The French, in 1713, remained in possession of the little island of Cape Breton, on which is Louisburg; the river St. Lawrence, Quebec, and Canada—possessions which were rather useful, by being a nursery for seamen, than profitable in any other respects. Quebec contained about seven thousand inhabitants; but the war carried on by the government to preserve this country cost more than the country itself will ever be worth, and yet it appeared absolutely necessary.

New France is an immense tract of country, which joins on one side to Canada, and on the other to New Mexico; and whose limits toward the northeast are not known. This country is called the Mississippi, from a river of that name, which falls into the gulf of Mexico; and Louisiana, from the name of Louis XIV.

This tract of land lay convenient for the Spaniards; but having already too large an extent of dominion in America, they neglected the possession of it; and the more so, as it produced no gold. Some French belonging to Canada undertook to travel into this country, partly by land, and partly by sailing along the Illinois river; in which trial they underwent the most shocking hardships and fatigues. It was as if you were to go to Egypt around the Cape of Good Hope, instead of taking the route of Damietta. This extensive part of New France, till 1708, was peopled only by about a dozen families, who led a wandering life, in the midst of deserts and woods.

Louis XIV., who at that time was ready to sink under his misfortunes, and saw Old France on the point of falling to ruin, could not think of the New. The state was exhausted of men and money; and here it may not be improper to observe, that, during these times of public calamity, two men acquired fortunes of nearly forty millions each; one by a great private trade he carried on in the East Indies, while that company which had been established by Colbert was entirely ruined; and the other, by lending money to an unsuccessful, necessitous, and ignorant ministry. This great merchant, whose name was Crozat, was rich and venturous enough to risk a part of his fortune to purchase a grant of Louisiana from the king, on condition that every ship that he or his partners should send thither should carry over six young persons of each sex, in order to people the country, where trade and population were equally at a stand.
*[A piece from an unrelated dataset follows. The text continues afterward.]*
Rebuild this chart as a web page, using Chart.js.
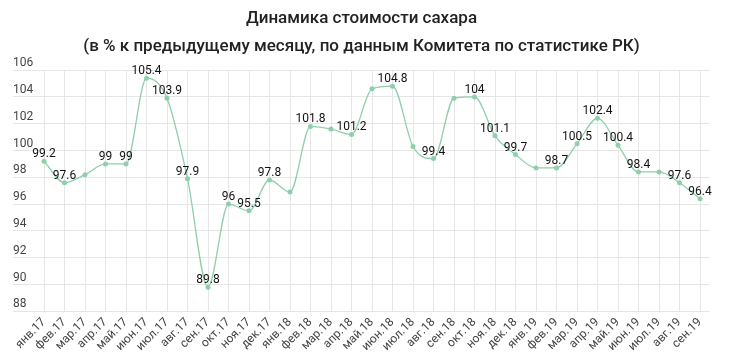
<!DOCTYPE html>
<html><head><meta charset="utf-8">
<script src="https://cdn.jsdelivr.net/npm/chart.js@4/dist/chart.umd.min.js"></script>
<style>html,body{margin:0;padding:0;background:#fff}</style>
</head><body>
<canvas id="c" width="730" height="360"></canvas>
<script>
const categories = ['янв.17','фев.17','мар.17','апр.17','май.17','июн.17','июл.17','авг.17','сен.17','окт.17','ноя.17','дек.17',
  'янв.18','фев.18','мар.18','апр.18','май.18','июн.18','июл.18','авг.18','сен.18','окт.18','ноя.18','дек.18',
  'янв.19','фев.19','мар.19','апр.19','май.19','июн.19','июл.19','авг.19','сен.19'];
const values = [99.2,97.6,98.2,99,99,105.4,103.9,97.9,89.8,96,95.5,97.8,
  96.9,101.8,101.6,101.2,104.6,104.8,100.3,99.4,103.9,104,101.1,99.7,
  98.7,98.7,100.5,102.4,100.4,98.4,98.4,97.6,96.4];
const labeled = [true,true,false,true,true,true,true,true,true,true,true,true,
  false,true,false,true,false,true,false,true,false,true,true,true,
  false,true,true,true,true,true,false,true,true];
const titleLines = ['Динамика стоимости сахара','(в % к предыдущему месяцу, по данным Комитета по статистике РК)'];
const yMin = 88, yMax = 106, yStep = 2;

const gridColor = '#e6e6e6';
const lineColor = '#8fcfac';

const pointLabels = {
  id: 'pointLabels',
  afterDatasetsDraw(chart) {
    const ctx = chart.ctx;
    const meta = chart.getDatasetMeta(0);
    ctx.save();
    ctx.font = '12px Roboto';
    ctx.fillStyle = '#111';
    ctx.textAlign = 'center';
    ctx.textBaseline = 'alphabetic';
    meta.data.forEach((pt, i) => {
      if (!labeled[i]) return;
      ctx.fillText(String(values[i]), pt.x, pt.y - 4);
    });
    ctx.restore();
  }
};

new Chart(document.getElementById('c'), {
  type: 'line',
  data: {
    labels: categories,
    datasets: [{
      data: values,
      borderColor: lineColor,
      backgroundColor: lineColor,
      borderWidth: 1.3,
      pointRadius: 2.5,
      pointBorderWidth: 0,
      pointBackgroundColor: lineColor,
      cubicInterpolationMode: 'monotone',
      fill: false
    }]
  },
  options: {
    responsive: false,
    animation: false,
    devicePixelRatio: 1,
    layout: { padding: { left: 13, right: 20, top: 0, bottom: 2 } },
    plugins: {
      legend: { display: false },
      tooltip: { enabled: false },
      title: {
        display: true,
        text: titleLines,
        color: '#222',
        font: { family: 'Roboto', size: 17, weight: '500', lineHeight: 1.65 },
        padding: { top: 5, bottom: 9 }
      }
    },
    scales: {
      x: {
        grid: { color: gridColor, drawTicks: false },
        border: { display: false },
        ticks: { minRotation: 45, maxRotation: 45, autoSkip: false, color: '#444', font: { family: 'Roboto', size: 12 }, padding: 4 }
      },
      y: {
        position: 'left',
        min: yMin, max: yMax,
        grid: { color: gridColor, tickLength: 31 },
        border: { display: false },
        ticks: { stepSize: yStep, crossAlign: 'far', labelOffset: -7, padding: 0, color: '#444', font: { family: 'Roboto', size: 12 } },
        afterFit(s) { s.width = 31; }
      },
      y2: {
        position: 'right',
        min: yMin, max: yMax,
        grid: { color: gridColor, tickLength: 10, drawOnChartArea: false },
        border: { display: false },
        ticks: { stepSize: yStep, display: false },
        afterFit(s) { s.width = 10; }
      }
    }
  },
  plugins: [pointLabels]
});
</script>
</body></html>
After the death of Louis XIV., Law, a Scotchman, a very extraordinary person, many of whose schemes had proved useless, and others hurtful to the nation, made the government and the people believe that Louisiana produced as much gold as Peru, and that it would soon be able to supply as great a quantity of silk as China. This was the first epoch of Law’s famous scheme, called the “Mississippi Scheme.” Several colonies were sent to that country, and a plan was drawn of a magnificent and regular city, to be built there, by the name of New Orleans. The settlers almost all perished from want; and the city was confined to a few paltry houses. Perhaps one day, when France shall have a million or two of inhabitants more than she may know what to do with, it may be of some advantage to her to people Louisiana.